Transitions: Part #1 Choosing A Path
That word transition freaks me out a little bit. It elicits a mental picture of looming change, and change can be scary. It’s not literally frightening but the idea of changing something drastic requires trust in your preparation, trust in the process, and trust in yourself and your team.
Take for instance sports; take a moment to yourself and think about how often a transition occurs throughout an athletic event. Center-to-quarterback exchange, a pitcher's throw rebounding off a hitter's bat, a relay team, executing a blind exchange handoff. Transitions happen frequently, some more obvious and others more subtle, regardless, change is an inevitable result of said transition.
My life has been marked by very specific transitions. My decision to quit hockey and soccer and pursue track and field for instance. Certainly not a momentous, earth shattering decision, but for me and my existence, it figuratively and literally changed my life.
I was a multi-faceted athlete growing up. I played everything, and developed an extreme, often volatile sense of competitiveness. I often struggled to keep up with my hectic, multi-sport schedule, and realized that I had begun spreading myself way too thin, leading to exhaustion and often poor athletic performance. I'm not sure what my driving force was back then, I suppose it was to prove to whomever, my teammates, my parents, my coaches, myself, that I was some sort of renaissance man, that I could do it all. When in reality I had become a Jack-of-All trades and master of none. I knew deep down that that type of rigorous schedule was unsustainable, but it wasn't until the summer of 2001 when I saw that being a "God gifted" athlete wasn't enough and wasn’t going to hack-it any longer.
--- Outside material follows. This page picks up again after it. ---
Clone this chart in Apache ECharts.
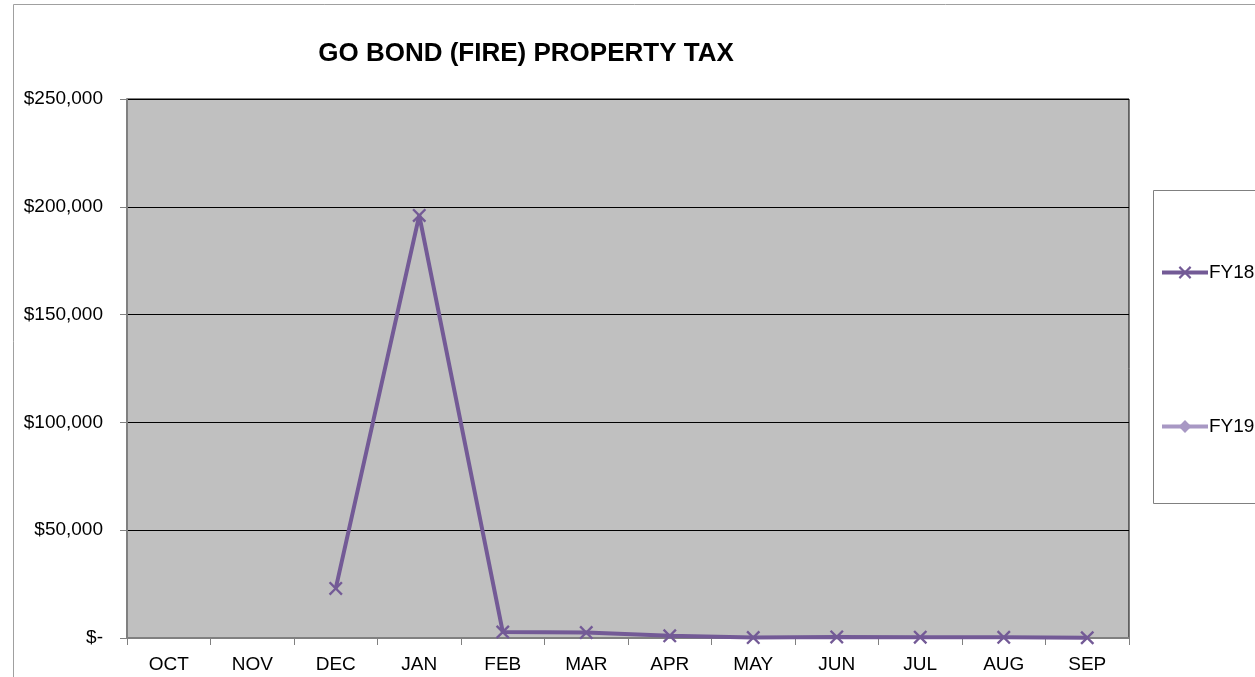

At 16 years old I was selected to represent my home province of Prince Edward Island, at the quadrennial multi-sport competition, the Canada Summer Games in London, Ontario. Now I had experienced some success nationally prior to that event, but never amongst that caliber of competition and certainly not against older athletes. Needless to the say the meet didn't go very well, in fact it was an embarrassment. I can still recall that feeling I experienced. You know the one, its deep, deep down inside the pit of your stomach. It’s a combination of shame and stone-cold reality. In a nutshell, I did nothing to improve the image of PEI athletics, if anything I only helped to perpetuate the already lowly existence it had been cultivating for decades. You see, PEI is tiny, literally; Its small in stature, in population and in mentality. Islanders had experienced beat down after beat down by the more affluent, bigger, stronger provinces for what seems millennia. I supposed my finish in London, Ontario wasn't that big of a deal, its was expected. That sentiment was palpable. Islanders are merely in it for the "experience" not in it to compete. Sounds pathetic, eh?
When I returned home, I had one of "those" talks with my father Neal, who has never held his opinion to himself, particularly when it came to how his son performed athletically. The conversation quickly escalated in to a screaming match, and it resulted in the conclusion that my effort, preparation and approach to sport was all wrong. At that juncture of my life, it wasn't cute anymore to be a do-it-all athlete. The only athletes taken seriously were the ones who focused their efforts much more acutely.
I sat on that idea some time, I pondered the idea, but nothing really materialized. Come fall, I was playing soccer for my high school team and playing Bantam AAA hockey for my club team, the North River Flames. Regardless of the success or failures of that fall/winter, I couldn't shake that Canada Games experience from my subconscious. Deep down, that embarrassment lingered, and soccer nor hockey was doing anything to mitigate that sensation.
I sat in my room one night and pondered the idea of pursuing track and field exclusively and that thought terrified me. How would I go about doing such a thing, I mean the Island didn't even have a running track to train or compete on, it was literally still in the stone age. Our only "track" was an old, disheveled gravel abomination behind my high school, or a retrofitted railroad track turned walking path, aptly named "Rails to Trails". It wasn’t realistic, it wasn’t logical, it was selfish and it was stupid. But, on the flip-side it was ambitious, it was original, it was dangerous and it was mine, my decision. Something that I hadn’t really ever encountered in my life up to that point.
I agonized, tossed and turned, asked for advice, ignored the noise and came to a decision: That was going to quit soccer and hockey to pursue track and field…what had I gotten myself in to?